>> Begin Data block
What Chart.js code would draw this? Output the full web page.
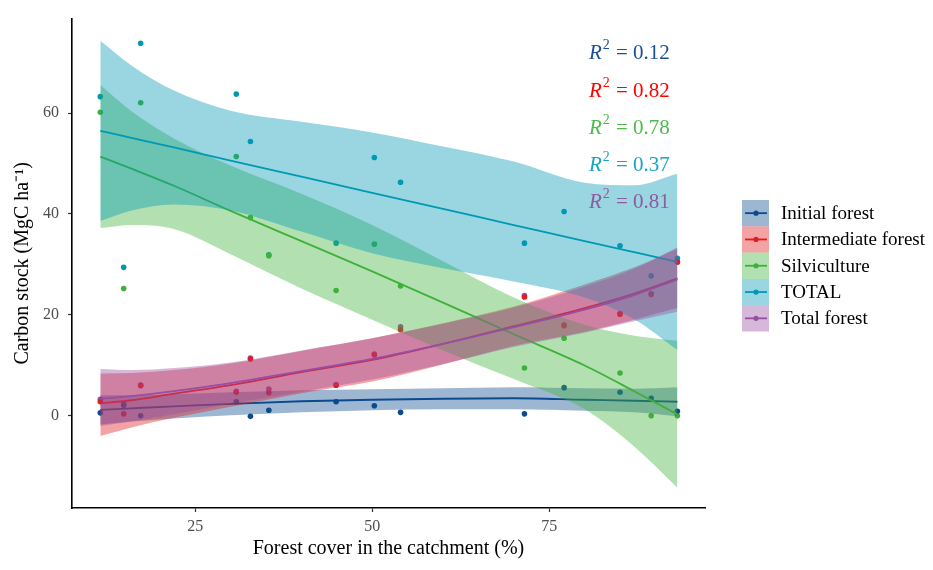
<!DOCTYPE html>
<html>
<head>
<meta charset="utf-8">
<script src="https://cdn.jsdelivr.net/npm/chart.js@4.4.0/dist/chart.umd.min.js"></script>
<style>
html, body { margin: 0; padding: 0; background: #ffffff; }
</style>
</head>
<body>
<canvas id="carbon_chart" width="933" height="570"></canvas>
<script>
// forest cover of each sampled catchment (%)
const forest_cover = [11.6, 14.9, 17.3, 30.8, 32.8, 35.4, 44.9, 50.3, 54.0, 71.5, 77.1, 85.0, 89.4, 93.1];
// carbon stock per catchment (MgC/ha)
const initial_forest = [0.5, 2.0, -0.1, 2.7, -0.2, 1.0, 2.7, 1.9, 0.6, 0.3, 5.5, 4.6, 3.4, 0.8];
const intermediate_forest = [2.7, 0.3, 6.0, 4.6, 11.2, 4.5, 6.0, 12.0, 17.0, 23.5, 17.8, 20.1, 24.0, 30.4];
const silviculture = [60.2, 25.2, 62.1, 51.4, 39.3, 31.7, 24.8, 34.0, 25.7, 9.4, 15.3, 8.4, -0.1, -0.1];
const total = [63.3, 29.4, 73.9, 63.8, 54.4, 31.9, 34.2, 51.2, 46.3, 34.2, 40.5, 33.7, 27.7, 31.2];
const total_forest = [3.2, 2.3, 5.9, 4.8, 11.4, 5.2, 6.1, 12.2, 17.6, 23.8, 18.0, 20.2, 24.2, 30.6];

// smoothed fits and confidence bands at these x
const fit_x = [11.6, 16, 22, 30, 40, 50, 60, 70, 80, 87, 93.1];
const initial_fit = [1.1, 1.4, 1.8, 2.3, 2.8, 3.1, 3.3, 3.4, 3.1, 2.9, 2.7];
const initial_hi = [4.0, 4.0, 4.2, 4.6, 5.0, 5.2, 5.4, 5.6, 5.4, 5.3, 5.6];
const initial_lo = [-1.8, -1.2, -0.6, 0.0, 0.6, 1.0, 1.2, 1.2, 0.9, 0.6, -0.2];
const intermediate_fit = [2.4, 3.0, 4.3, 6.0, 8.6, 11.0, 14.2, 17.7, 21.3, 24.2, 27.2];
const intermediate_hi = [8.3, 8.4, 9.0, 10.3, 12.8, 15.3, 18.3, 21.6, 26.0, 29.4, 33.1];
const intermediate_lo = [-4.1, -2.4, -0.5, 1.7, 4.4, 6.7, 10.1, 13.8, 16.6, 19.0, 21.3];
const silviculture_fit = [51.4, 49.0, 45.6, 40.6, 34.6, 28.6, 22.4, 16.1, 9.9, 4.8, 0.2];
const silviculture_hi = [65.6, 60.4, 55.0, 49.6, 44.0, 37.8, 30.6, 23.4, 18.0, 15.8, 14.8];
const silviculture_lo = [37.2, 37.8, 37.0, 32.0, 25.2, 19.0, 12.9, 7.2, 1.2, -6.2, -14.4];
const total_fit = [56.5, 55.1, 53.2, 50.6, 47.4, 44.2, 41.0, 37.8, 34.6, 32.4, 30.5];
const total_hi = [74.4, 69.5, 64.5, 60.5, 58.3, 56.2, 53.4, 50.4, 46.2, 45.7, 48.0];
const total_lo = [38.6, 40.7, 41.9, 40.7, 36.5, 32.2, 29.2, 26.6, 23.4, 19.1, 13.0];
const total_forest_fit = [3.3, 3.8, 4.8, 6.4, 8.8, 11.2, 14.2, 17.5, 21.0, 23.9, 27.0];
const total_forest_hi = [9.2, 9.0, 9.4, 10.5, 12.9, 15.3, 18.2, 21.4, 25.6, 29.1, 33.4];
const total_forest_lo = [-2.1, -1.2, 0.2, 2.3, 4.7, 7.1, 10.2, 13.6, 16.4, 18.7, 20.6];

const x_ticks = [25, 50, 75];
const y_ticks = [0, 20, 40, 60];
const series_names = ["Initial forest", "Intermediate forest", "Silviculture", "TOTAL", "Total forest"];
const r2_labels = ["0.12", "0.82", "0.78", "0.37", "0.81"];

const series_colors = ["#0b4a8f", "#e41a1c", "#3fb13a", "#0099b4", "#984ea3"];
const r2_colors = ["#1b4f93", "#ff0000", "#4cbb4c", "#19a4c4", "#8e5aa0"];
const serif = '"Liberation Serif", "Times New Roman", serif';

function fade(hex, alpha) {
    let r = parseInt(hex.slice(1, 3), 16);
    let g = parseInt(hex.slice(3, 5), 16);
    let b = parseInt(hex.slice(5, 7), 16);
    return `rgba(${r},${g},${b},${alpha})`;
}

function to_points(xs, ys) {
    return xs.map((x, i) => ({ x: x, y: ys[i] }));
}

function make_points(ys, color) {
    return {
        data: to_points(forest_cover, ys),
        showLine: false,
        pointRadius: 2.8,
        pointBackgroundColor: color,
        pointBorderWidth: 0,
        order: 20
    };
}

// upper edge fills down to the lower edge (next dataset), then the fit line on top
function make_smooth(hi, fit, lo, color, order) {
    return [
        {
            data: to_points(fit_x, hi),
            borderColor: "rgba(0,0,0,0)",
            borderWidth: 0,
            pointRadius: 0,
            fill: "+1",
            backgroundColor: fade(color, 0.4),
            cubicInterpolationMode: "monotone",
            order: order
        },
        {
            data: to_points(fit_x, lo),
            borderColor: "rgba(0,0,0,0)",
            borderWidth: 0,
            pointRadius: 0,
            fill: false,
            cubicInterpolationMode: "monotone",
            order: order
        },
        {
            data: to_points(fit_x, fit),
            borderColor: color,
            borderWidth: 1.8,
            pointRadius: 0,
            fill: false,
            cubicInterpolationMode: "monotone",
            order: order - 1
        }
    ];
}

const side_legend = {
    id: "side_legend",
    afterDraw(chart) {
        const ctx = chart.ctx;
        ctx.save();
        // legend keys
        for (let i = 0; i < series_names.length; i++) {
            let top = 200 + i * 26.3;
            let mid = top + 13.15;
            ctx.fillStyle = fade(series_colors[i], 0.4);
            ctx.fillRect(742, top, 27, 26.3);
            ctx.strokeStyle = series_colors[i];
            ctx.lineWidth = 1.8;
            ctx.beginPath();
            ctx.moveTo(745, mid);
            ctx.lineTo(767, mid);
            ctx.stroke();
            ctx.fillStyle = series_colors[i];
            ctx.beginPath();
            ctx.arc(756, mid, 2.6, 0, Math.PI * 2);
            ctx.fill();
            ctx.fillStyle = "#000000";
            ctx.font = "19px " + serif;
            ctx.textBaseline = "middle";
            ctx.textAlign = "left";
            ctx.fillText(series_names[i], 781, mid + 1);
        }
        // R squared labels
        ctx.textBaseline = "alphabetic";
        for (let i = 0; i < r2_labels.length; i++) {
            let base = 59.3 + i * 37.2;
            ctx.fillStyle = r2_colors[i];
            ctx.font = "italic 21px " + serif;
            ctx.fillText("R", 589, base);
            let w = ctx.measureText("R").width;
            ctx.font = "14px " + serif;
            ctx.fillText("2", 589 + w + 1, base - 10);
            ctx.font = "21px " + serif;
            ctx.fillText("= " + r2_labels[i], 616, base);
        }
        ctx.restore();
    }
};

var datasets = [
    make_points(initial_forest, series_colors[0]),
    make_points(intermediate_forest, series_colors[1]),
    make_points(silviculture, series_colors[2]),
    make_points(total, series_colors[3]),
    make_points(total_forest, series_colors[4])
];
datasets = datasets.concat(
    make_smooth(initial_hi, initial_fit, initial_lo, series_colors[0], 16),
    make_smooth(intermediate_hi, intermediate_fit, intermediate_lo, series_colors[1], 14),
    make_smooth(silviculture_hi, silviculture_fit, silviculture_lo, series_colors[2], 12),
    make_smooth(total_hi, total_fit, total_lo, series_colors[3], 10),
    make_smooth(total_forest_hi, total_forest_fit, total_forest_lo, series_colors[4], 8)
);

var carbonChart = new Chart(
    document.getElementById("carbon_chart"),
    {
        type: "line",
        data: { datasets: datasets },
        plugins: [side_legend],
        options: {
            responsive: false,
            animation: false,
            layout: { padding: { top: 10, right: 228, left: 0, bottom: 0 } },
            plugins: {
                legend: { display: false },
                tooltip: { enabled: false }
            },
            scales: {
                x: {
                    type: "linear",
                    min: 7.6,
                    max: 97,
                    afterBuildTicks: (axis) => { axis.ticks = x_ticks.map((v) => ({ value: v })); },
                    afterFit: (axis) => { axis.height = 62; },
                    grid: { drawOnChartArea: false, drawTicks: true, tickLength: 4, color: "#333333", tickWidth: 1.2 },
                    border: { display: true, color: "#000000", width: 1.6 },
                    ticks: { color: "#4d4d4d", font: { family: serif, size: 16 }, padding: 5, maxRotation: 0 },
                    title: {
                        display: true,
                        text: "Forest cover in the catchment (%)",
                        color: "#000000",
                        font: { family: serif, size: 20 },
                        padding: { top: 0, bottom: 9 }
                    }
                },
                y: {
                    type: "linear",
                    min: -18.4,
                    max: 78.8,
                    afterBuildTicks: (axis) => { axis.ticks = y_ticks.map((v) => ({ value: v })); },
                    afterFit: (axis) => { axis.width = 72; },
                    grid: { drawOnChartArea: false, drawTicks: true, tickLength: 4, color: "#333333", tickWidth: 1.2 },
                    border: { display: true, color: "#000000", width: 1.6 },
                    ticks: { color: "#4d4d4d", font: { family: serif, size: 16 }, padding: 9 },
                    title: {
                        display: true,
                        text: "Carbon stock (MgC ha\u207B\u00B9)",
                        color: "#000000",
                        font: { family: serif, size: 20 },
                        padding: { top: 11, bottom: 0 }
                    }
                }
            }
        }
    }
);
</script>
</body>
</html>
>> End Data block
Task directions » Starting with the first line of the data above and ending with the line containing "20.2, 24.2, 30.6];", please restate every line exactly, leaving images out.

Output »
What Chart.js code would draw this? Output the full web page.
<!DOCTYPE html>
<html>
<head>
<meta charset="utf-8">
<script src="https://cdn.jsdelivr.net/npm/chart.js@4.4.0/dist/chart.umd.min.js"></script>
<style>
html, body { margin: 0; padding: 0; background: #ffffff; }
</style>
</head>
<body>
<canvas id="carbon_chart" width="933" height="570"></canvas>
<script>
// forest cover of each sampled catchment (%)
const forest_cover = [11.6, 14.9, 17.3, 30.8, 32.8, 35.4, 44.9, 50.3, 54.0, 71.5, 77.1, 85.0, 89.4, 93.1];
// carbon stock per catchment (MgC/ha)
const initial_forest = [0.5, 2.0, -0.1, 2.7, -0.2, 1.0, 2.7, 1.9, 0.6, 0.3, 5.5, 4.6, 3.4, 0.8];
const intermediate_forest = [2.7, 0.3, 6.0, 4.6, 11.2, 4.5, 6.0, 12.0, 17.0, 23.5, 17.8, 20.1, 24.0, 30.4];
const silviculture = [60.2, 25.2, 62.1, 51.4, 39.3, 31.7, 24.8, 34.0, 25.7, 9.4, 15.3, 8.4, -0.1, -0.1];
const total = [63.3, 29.4, 73.9, 63.8, 54.4, 31.9, 34.2, 51.2, 46.3, 34.2, 40.5, 33.7, 27.7, 31.2];
const total_forest = [3.2, 2.3, 5.9, 4.8, 11.4, 5.2, 6.1, 12.2, 17.6, 23.8, 18.0, 20.2, 24.2, 30.6];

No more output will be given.